**Brief:**
Write out the material exactly, without any of its pictures.

**Provided data:**
## START

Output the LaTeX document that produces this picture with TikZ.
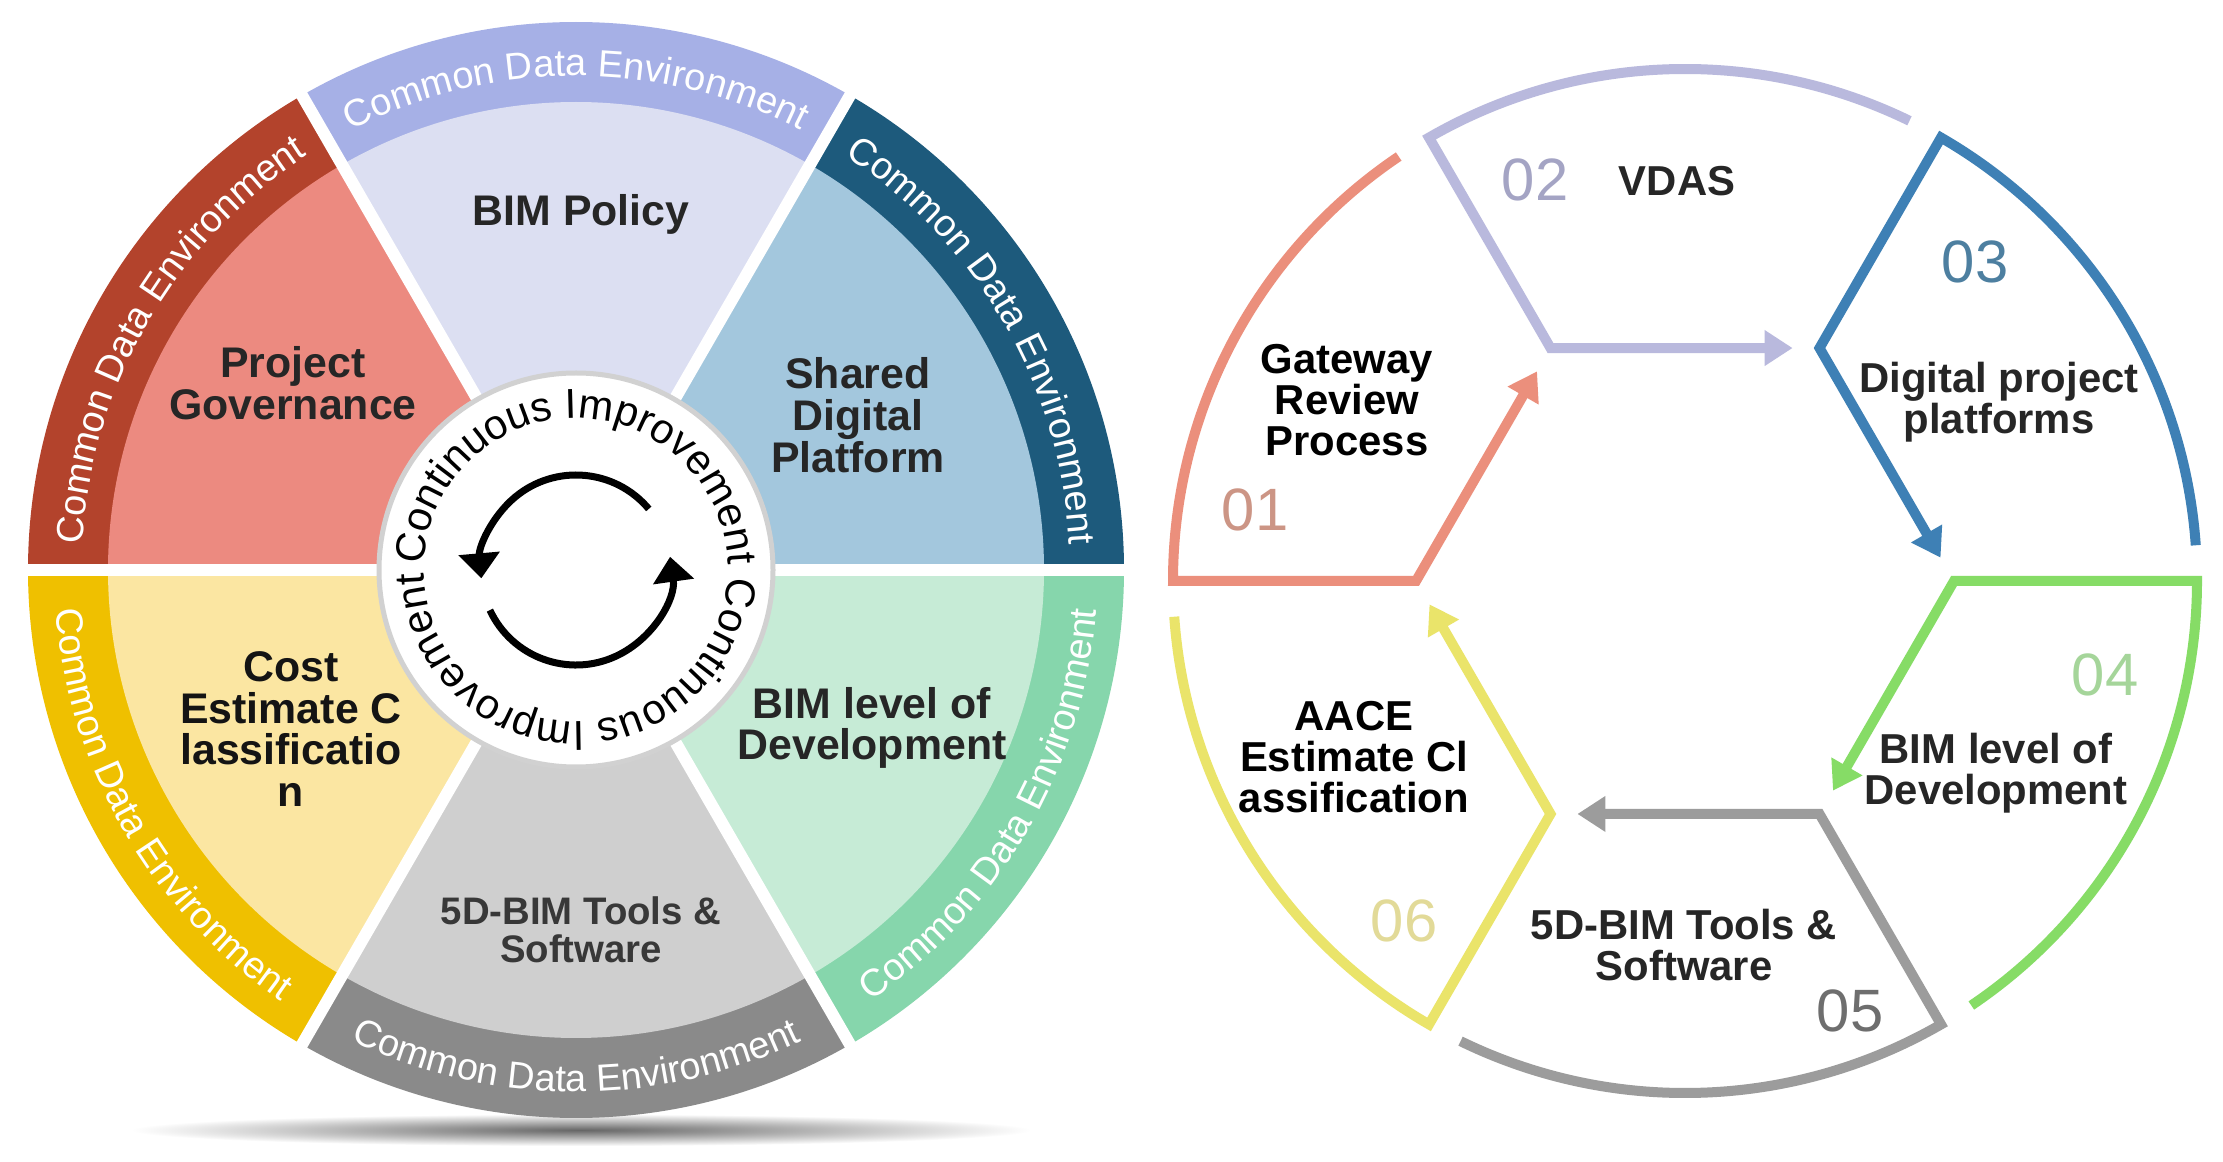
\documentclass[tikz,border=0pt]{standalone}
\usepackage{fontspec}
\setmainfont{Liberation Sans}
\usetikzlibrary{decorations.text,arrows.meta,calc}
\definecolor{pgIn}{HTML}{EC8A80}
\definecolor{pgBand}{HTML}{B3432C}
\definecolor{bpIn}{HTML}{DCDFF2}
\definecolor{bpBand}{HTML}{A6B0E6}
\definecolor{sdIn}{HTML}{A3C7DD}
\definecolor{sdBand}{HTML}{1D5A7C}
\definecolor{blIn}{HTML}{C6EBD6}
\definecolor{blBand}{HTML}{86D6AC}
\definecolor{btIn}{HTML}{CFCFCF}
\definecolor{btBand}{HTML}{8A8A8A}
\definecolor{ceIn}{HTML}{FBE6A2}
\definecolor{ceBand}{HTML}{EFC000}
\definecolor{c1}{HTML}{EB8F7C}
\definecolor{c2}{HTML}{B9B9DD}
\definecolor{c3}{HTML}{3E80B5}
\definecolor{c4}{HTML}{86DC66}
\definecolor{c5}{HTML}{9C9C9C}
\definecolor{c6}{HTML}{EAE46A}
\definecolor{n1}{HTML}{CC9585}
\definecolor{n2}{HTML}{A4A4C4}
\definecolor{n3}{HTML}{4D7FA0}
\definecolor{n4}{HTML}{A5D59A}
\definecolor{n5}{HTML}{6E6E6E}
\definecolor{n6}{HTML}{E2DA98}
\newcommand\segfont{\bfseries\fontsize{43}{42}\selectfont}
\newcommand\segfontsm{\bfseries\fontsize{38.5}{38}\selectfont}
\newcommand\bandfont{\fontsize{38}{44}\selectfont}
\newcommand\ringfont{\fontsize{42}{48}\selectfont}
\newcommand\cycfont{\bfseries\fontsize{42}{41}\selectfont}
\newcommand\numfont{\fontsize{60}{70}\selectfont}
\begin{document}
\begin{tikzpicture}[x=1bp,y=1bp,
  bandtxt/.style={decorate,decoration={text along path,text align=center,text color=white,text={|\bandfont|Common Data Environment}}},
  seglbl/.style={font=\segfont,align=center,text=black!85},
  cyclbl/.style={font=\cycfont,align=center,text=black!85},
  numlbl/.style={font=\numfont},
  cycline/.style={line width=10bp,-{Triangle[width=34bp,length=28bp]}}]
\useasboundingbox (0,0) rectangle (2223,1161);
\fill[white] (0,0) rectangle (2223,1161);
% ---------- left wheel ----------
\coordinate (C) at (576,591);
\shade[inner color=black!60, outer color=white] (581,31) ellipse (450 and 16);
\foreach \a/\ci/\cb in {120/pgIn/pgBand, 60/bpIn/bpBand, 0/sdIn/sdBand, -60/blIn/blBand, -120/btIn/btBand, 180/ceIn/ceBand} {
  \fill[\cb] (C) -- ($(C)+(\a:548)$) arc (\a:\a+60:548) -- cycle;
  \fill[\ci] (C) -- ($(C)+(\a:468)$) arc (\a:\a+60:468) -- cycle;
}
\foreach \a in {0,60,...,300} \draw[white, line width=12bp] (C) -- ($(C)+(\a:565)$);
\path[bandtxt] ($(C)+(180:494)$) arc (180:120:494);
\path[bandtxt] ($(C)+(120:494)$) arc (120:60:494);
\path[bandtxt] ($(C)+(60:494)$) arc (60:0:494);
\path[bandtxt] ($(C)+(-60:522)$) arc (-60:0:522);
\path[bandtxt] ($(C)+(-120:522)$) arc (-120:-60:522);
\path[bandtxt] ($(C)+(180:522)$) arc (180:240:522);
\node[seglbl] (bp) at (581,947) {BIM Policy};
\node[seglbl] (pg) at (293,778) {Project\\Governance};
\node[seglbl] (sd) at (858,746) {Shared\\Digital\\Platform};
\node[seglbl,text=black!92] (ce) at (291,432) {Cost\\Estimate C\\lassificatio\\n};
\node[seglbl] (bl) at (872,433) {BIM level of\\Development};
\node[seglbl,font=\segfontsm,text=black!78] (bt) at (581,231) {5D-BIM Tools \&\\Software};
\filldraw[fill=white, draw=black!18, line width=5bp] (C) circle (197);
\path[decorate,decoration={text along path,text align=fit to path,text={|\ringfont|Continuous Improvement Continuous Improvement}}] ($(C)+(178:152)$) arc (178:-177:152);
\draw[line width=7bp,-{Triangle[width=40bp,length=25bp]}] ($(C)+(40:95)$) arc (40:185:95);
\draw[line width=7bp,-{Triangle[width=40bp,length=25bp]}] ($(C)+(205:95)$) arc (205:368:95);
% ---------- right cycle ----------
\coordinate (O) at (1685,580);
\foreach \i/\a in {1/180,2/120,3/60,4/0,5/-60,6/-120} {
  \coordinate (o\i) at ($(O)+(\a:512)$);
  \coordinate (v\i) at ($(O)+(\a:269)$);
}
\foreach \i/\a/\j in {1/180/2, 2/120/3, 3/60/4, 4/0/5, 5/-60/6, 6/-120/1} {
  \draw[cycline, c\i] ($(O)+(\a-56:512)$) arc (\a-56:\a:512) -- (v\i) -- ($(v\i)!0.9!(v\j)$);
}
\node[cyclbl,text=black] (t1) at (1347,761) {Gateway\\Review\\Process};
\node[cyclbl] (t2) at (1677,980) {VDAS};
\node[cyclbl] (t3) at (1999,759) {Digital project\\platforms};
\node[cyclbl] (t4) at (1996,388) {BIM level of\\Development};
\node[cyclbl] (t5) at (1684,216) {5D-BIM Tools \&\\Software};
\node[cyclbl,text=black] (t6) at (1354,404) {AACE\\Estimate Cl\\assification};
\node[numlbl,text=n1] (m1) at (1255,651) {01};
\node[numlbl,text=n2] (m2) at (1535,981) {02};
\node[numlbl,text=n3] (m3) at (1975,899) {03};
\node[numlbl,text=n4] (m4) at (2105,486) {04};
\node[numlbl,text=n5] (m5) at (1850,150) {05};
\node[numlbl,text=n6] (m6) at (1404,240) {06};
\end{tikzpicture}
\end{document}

## END

**Correct answer:**
Output the LaTeX document that produces this picture with TikZ.
\documentclass[tikz,border=0pt]{standalone}
\usepackage{fontspec}
\setmainfont{Liberation Sans}
\usetikzlibrary{decorations.text,arrows.meta,calc}
\definecolor{pgIn}{HTML}{EC8A80}
\definecolor{pgBand}{HTML}{B3432C}
\definecolor{bpIn}{HTML}{DCDFF2}
\definecolor{bpBand}{HTML}{A6B0E6}
\definecolor{sdIn}{HTML}{A3C7DD}
\definecolor{sdBand}{HTML}{1D5A7C}
\definecolor{blIn}{HTML}{C6EBD6}
\definecolor{blBand}{HTML}{86D6AC}
\definecolor{btIn}{HTML}{CFCFCF}
\definecolor{btBand}{HTML}{8A8A8A}
\definecolor{ceIn}{HTML}{FBE6A2}
\definecolor{ceBand}{HTML}{EFC000}
\definecolor{c1}{HTML}{EB8F7C}
\definecolor{c2}{HTML}{B9B9DD}
\definecolor{c3}{HTML}{3E80B5}
\definecolor{c4}{HTML}{86DC66}
\definecolor{c5}{HTML}{9C9C9C}
\definecolor{c6}{HTML}{EAE46A}
\definecolor{n1}{HTML}{CC9585}
\definecolor{n2}{HTML}{A4A4C4}
\definecolor{n3}{HTML}{4D7FA0}
\definecolor{n4}{HTML}{A5D59A}
\definecolor{n5}{HTML}{6E6E6E}
\definecolor{n6}{HTML}{E2DA98}
\newcommand\segfont{\bfseries\fontsize{43}{42}\selectfont}
\newcommand\segfontsm{\bfseries\fontsize{38.5}{38}\selectfont}
\newcommand\bandfont{\fontsize{38}{44}\selectfont}
\newcommand\ringfont{\fontsize{42}{48}\selectfont}
\newcommand\cycfont{\bfseries\fontsize{42}{41}\selectfont}
\newcommand\numfont{\fontsize{60}{70}\selectfont}
\begin{document}
\begin{tikzpicture}[x=1bp,y=1bp,
  bandtxt/.style={decorate,decoration={text along path,text align=center,text color=white,text={|\bandfont|Common Data Environment}}},
  seglbl/.style={font=\segfont,align=center,text=black!85},
  cyclbl/.style={font=\cycfont,align=center,text=black!85},
  numlbl/.style={font=\numfont},
  cycline/.style={line width=10bp,-{Triangle[width=34bp,length=28bp]}}]
\useasboundingbox (0,0) rectangle (2223,1161);
\fill[white] (0,0) rectangle (2223,1161);
% ---------- left wheel ----------
\coordinate (C) at (576,591);
\shade[inner color=black!60, outer color=white] (581,31) ellipse (450 and 16);
\foreach \a/\ci/\cb in {120/pgIn/pgBand, 60/bpIn/bpBand, 0/sdIn/sdBand, -60/blIn/blBand, -120/btIn/btBand, 180/ceIn/ceBand} {
  \fill[\cb] (C) -- ($(C)+(\a:548)$) arc (\a:\a+60:548) -- cycle;
  \fill[\ci] (C) -- ($(C)+(\a:468)$) arc (\a:\a+60:468) -- cycle;
}
\foreach \a in {0,60,...,300} \draw[white, line width=12bp] (C) -- ($(C)+(\a:565)$);
\path[bandtxt] ($(C)+(180:494)$) arc (180:120:494);
\path[bandtxt] ($(C)+(120:494)$) arc (120:60:494);
\path[bandtxt] ($(C)+(60:494)$) arc (60:0:494);
\path[bandtxt] ($(C)+(-60:522)$) arc (-60:0:522);
\path[bandtxt] ($(C)+(-120:522)$) arc (-120:-60:522);
\path[bandtxt] ($(C)+(180:522)$) arc (180:240:522);
\node[seglbl] (bp) at (581,947) {BIM Policy};
\node[seglbl] (pg) at (293,778) {Project\\Governance};
\node[seglbl] (sd) at (858,746) {Shared\\Digital\\Platform};
\node[seglbl,text=black!92] (ce) at (291,432) {Cost\\Estimate C\\lassificatio\\n};
\node[seglbl] (bl) at (872,433) {BIM level of\\Development};
\node[seglbl,font=\segfontsm,text=black!78] (bt) at (581,231) {5D-BIM Tools \&\\Software};
\filldraw[fill=white, draw=black!18, line width=5bp] (C) circle (197);
\path[decorate,decoration={text along path,text align=fit to path,text={|\ringfont|Continuous Improvement Continuous Improvement}}] ($(C)+(178:152)$) arc (178:-177:152);
\draw[line width=7bp,-{Triangle[width=40bp,length=25bp]}] ($(C)+(40:95)$) arc (40:185:95);
\draw[line width=7bp,-{Triangle[width=40bp,length=25bp]}] ($(C)+(205:95)$) arc (205:368:95);
% ---------- right cycle ----------
\coordinate (O) at (1685,580);
\foreach \i/\a in {1/180,2/120,3/60,4/0,5/-60,6/-120} {
  \coordinate (o\i) at ($(O)+(\a:512)$);
  \coordinate (v\i) at ($(O)+(\a:269)$);
}
\foreach \i/\a/\j in {1/180/2, 2/120/3, 3/60/4, 4/0/5, 5/-60/6, 6/-120/1} {
  \draw[cycline, c\i] ($(O)+(\a-56:512)$) arc (\a-56:\a:512) -- (v\i) -- ($(v\i)!0.9!(v\j)$);
}
\node[cyclbl,text=black] (t1) at (1347,761) {Gateway\\Review\\Process};
\node[cyclbl] (t2) at (1677,980) {VDAS};
\node[cyclbl] (t3) at (1999,759) {Digital project\\platforms};
\node[cyclbl] (t4) at (1996,388) {BIM level of\\Development};
\node[cyclbl] (t5) at (1684,216) {5D-BIM Tools \&\\Software};
\node[cyclbl,text=black] (t6) at (1354,404) {AACE\\Estimate Cl\\assification};
\node[numlbl,text=n1] (m1) at (1255,651) {01};
\node[numlbl,text=n2] (m2) at (1535,981) {02};
\node[numlbl,text=n3] (m3) at (1975,899) {03};
\node[numlbl,text=n4] (m4) at (2105,486) {04};
\node[numlbl,text=n5] (m5) at (1850,150) {05};
\node[numlbl,text=n6] (m6) at (1404,240) {06};
\end{tikzpicture}
\end{document}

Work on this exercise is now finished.